Chi è Filippo Tortu? Per gli appassionati, per chi sa, è il futuro della nostra atletica diventato presente, è il terzo europeo di sempre sotto i 10'', è il quinto bianco al mondo ad esserci riuscito. Per loro, di certo non è Mennea. Perché è l'opposto per stile e modo di intendere corsa e sport, ma può diventare Berruti e basta leggere le parole di Livio in questa pagina per capirne il perché. Ma per gli altri? Per tutti coloro che ieri mattina si sono ritrovati di fronte lo sguardo limpido e pulito e forte di questo sconosciuto ventenne brianzolo con sangue sardo, per loro chi è?

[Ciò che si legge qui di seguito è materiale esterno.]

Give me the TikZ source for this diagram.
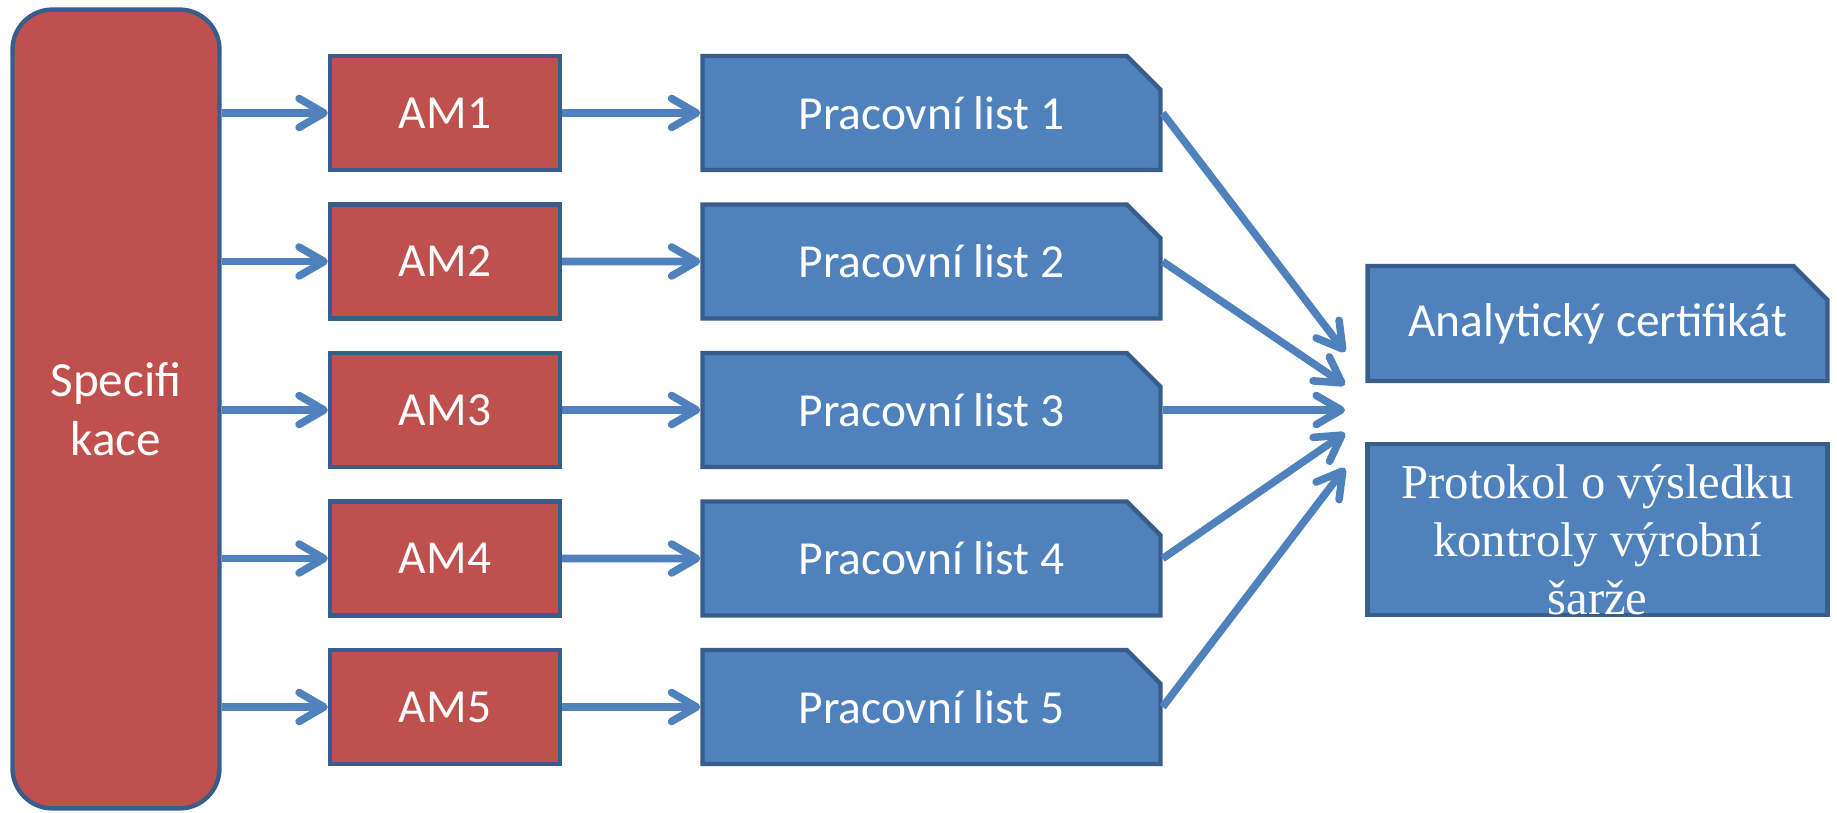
\documentclass[tikz,border=0pt]{standalone}
\usepackage{fontspec}
\setmainfont{Carlito}
\newfontfamily\protfont{Liberation Serif}
\usetikzlibrary{positioning,arrows.meta,shapes.misc}
\definecolor{boxred}{RGB}{192,80,77}
\definecolor{boxblue}{RGB}{79,129,189}
\definecolor{edgeblue}{RGB}{56,93,138}

\tikzset{
  redbox/.style={draw=edgeblue,fill=boxred,line width=2.5pt,text=white,
    font=\fontsize{27}{33}\selectfont,inner sep=0pt},
  sheet/.style={chamfered rectangle,chamfered rectangle corners=north east,
    chamfered rectangle sep=0.34cm,draw=edgeblue,fill=boxblue,line width=2.5pt,
    text=white,font=\fontsize{27}{33}\selectfont,inner sep=0pt},
  flow/.style={draw=boxblue,line width=4.3pt,
    -{Straight Barb[length=0.5cm,width=0.58cm,round]}}
}

\begin{document}
\begin{tikzpicture}[x=0.02cm,y=-0.02cm]
  \useasboundingbox (0,0) rectangle (1837,813);
  \node[redbox,rounded corners=0.8cm,minimum width=4.14cm,minimum height=15.98cm,
        align=center,font=\fontsize{28}{33.5}\selectfont]
    (spec) at (116,409) {Specifi\\kace};
  \foreach \i/\y in {1/113,2/261.5,3/410,4/558.5,5/707}{
    \node[redbox,minimum width=4.6cm,minimum height=2.28cm] (am\i) at (445,\y) {AM\i};
    \node[sheet,minimum width=9.16cm,minimum height=2.28cm] (pl\i) at (931.5,\y) {Pracovní list \i};
    \draw[flow] (spec.east |- am\i.west) -- (am\i.west);
    \draw[flow] (am\i) -- (pl\i);
  }
  % outputs
  \node[sheet,minimum width=9.2cm,minimum height=2.3cm] (cert) at (1597.5,323.5)
    {Analytický certifikát};
  \node[sheet,minimum width=9.2cm,minimum height=3.42cm] (prot) at (1597.5,529.5) {};
  \node[text=white,align=center,font=\protfont\fontsize{27.7}{33}\selectfont]
    (prottext) at ([yshift=-0.2cm]prot.center)
    {Protokol o výsledku\\kontroly výrobní\\šarže};
  \coordinate (in1) at (1345,352);
  \coordinate (in2) at (1345,385);
  \coordinate (in3) at (1345,410);
  \coordinate (in4) at (1345,433);
  \coordinate (in5) at (1345,468);
  \foreach \i in {1,...,5}
    \draw[flow] (pl\i.east) -- (in\i);
\end{tikzpicture}
\end{document}
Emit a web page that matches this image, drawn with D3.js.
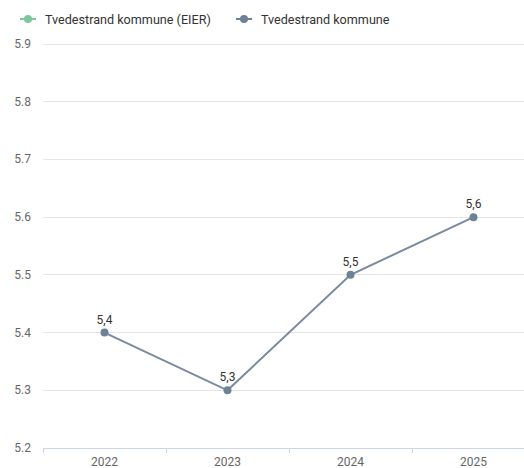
<!DOCTYPE html>
<html><head><meta charset="utf-8">
<script src="https://cdn.jsdelivr.net/npm/d3@7"></script>
<style>body{margin:0;background:#fff;font-family:Roboto,"Noto Sans",sans-serif;}</style>
</head><body><svg id="c" width="524" height="468"></svg>
<script>
const categories = ["2022","2023","2024","2025"];
const seriesNames = ["Tvedestrand kommune (EIER)","Tvedestrand kommune"];
const seriesColors = ["#7cc79b","#6e8296"];
const values = [5.4,5.3,5.5,5.6];
const yTicks = [5.2,5.3,5.4,5.5,5.6,5.7,5.8,5.9];

const svg = d3.select("#c");
const x = d3.scaleBand().domain(categories).range([43,535]);
const y = d3.scaleLinear().domain([5.2,5.9]).range([448,44]);

// grid
svg.append("g").selectAll("line").data(yTicks.slice(1)).join("line")
  .attr("x1",43).attr("x2",524).attr("y1",d=>y(d)).attr("y2",d=>y(d))
  .attr("stroke","#e6e6e6").attr("stroke-width",1).attr("shape-rendering","crispEdges");

// y labels
svg.append("g").selectAll("text").data(yTicks).join("text")
  .attr("x",31).attr("y",d=>y(d)+4).attr("text-anchor","end")
  .attr("font-size",12).attr("fill","#666").text(d=>d.toFixed(1));

// x axis
const xa = svg.append("g").attr("transform","translate(0,448)")
  .call(d3.axisBottom(x).tickSize(0).tickPadding(0));
xa.select(".domain").remove();
xa.selectAll(".tick text").attr("dy",null).attr("y",18).attr("font-size",12).attr("fill","#666").attr("font-family","Roboto,sans-serif");
xa.append("line").attr("x1",43).attr("x2",524).attr("y1",0.5).attr("y2",0.5).attr("stroke","#ccd6eb");
xa.selectAll(".bt").data(categories).join("line")
  .attr("x1",d=>Math.round(x(d))+0.5).attr("x2",d=>Math.round(x(d))+0.5).attr("y1",0).attr("y2",5).attr("stroke","#ccd6eb");

// line
const cx = d=>x(d)+x.bandwidth()/2;
svg.append("path").datum(values)
  .attr("d",d3.line().x((d,i)=>cx(categories[i])).y(d=>y(d)))
  .attr("fill","none").attr("stroke","#7a8ba0").attr("stroke-width",2);
svg.append("g").selectAll("circle").data(values).join("circle")
  .attr("cx",(d,i)=>cx(categories[i])).attr("cy",d=>y(d)).attr("r",4).attr("fill",seriesColors[1]);
svg.append("g").selectAll("text").data(values).join("text")
  .attr("x",(d,i)=>cx(categories[i])).attr("y",d=>y(d)-9).attr("text-anchor","middle")
  .attr("font-size",12).attr("fill","#333").text(d=>d.toFixed(1).replace(".",","));

// legend
const lg = svg.append("g");
const lx = [20,236];
seriesNames.forEach((n,i)=>{
  const g = lg.append("g").attr("transform",`translate(${lx[i]},19)`);
  g.append("line").attr("x1",0).attr("x2",16).attr("stroke",seriesColors[i]).attr("stroke-width",2);
  g.append("circle").attr("cx",8).attr("r",4).attr("fill",seriesColors[i]);
  g.append("text").attr("x",25).attr("y",4.5).attr("font-size",12.6).attr("fill","#333").text(n);
});
</script></body></html>
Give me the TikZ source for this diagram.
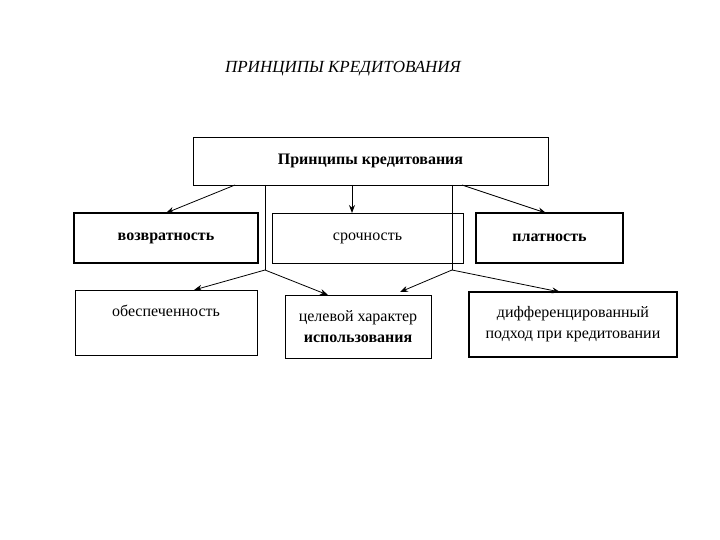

Cronometro a parte, Filippo è le sue parole. Quando dice «ho cercato di portare in alto il nome dell'Italia e aver centrato il record all'estero serve a dire che il nostro Paese c'è». Quando dice «più che contento per il risultato, sono felice per il mio tecnico che ha cambiato il modo di allenare in Italia, perché servono idee nuove, fresche, mai utilizzate da nessuno e il suo lavoro duro fatto di anni di studio e tenacia e determinazione ha portato a questo risultato...». Il suo allenatore. Che poi è suo padre, Salvino Tortu, ex velocista e avvocato nella vita, diventato un vero e proprio scienziato della tecnica applicata alla corsa.
Chi è Filippo? È il figlio che onora il padre. Ormai una rarità. Ed è il sedicenne steso a terra con lo sguardo tondo e sofferente e incredulo che a Nanchino, quattro anni fa, si fratturò entrambi gli avambracci nello slancio finale dei 200. Aveva appena scoperto quanto può essere bastardo lo sport e si guardava attorno spaesato, cucciolo in cerca di aiuto. Come un nostro figlio impaurito.
Chi è Filippo? È un ragazzo che oggi studia Economia e ti guarda dritto negli occhi e alla vigilia di questo record dice «non voglio essere il Signor 100 metri né 200, smettessi ora di correre penserei di non aver fatto nulla. Anche perché cos'ho davanti? Forse 8, forse 10 anni di agonismo. Dopodiché inizierà la vita vera. Ed è per quella che mi voglio far trovare pronto».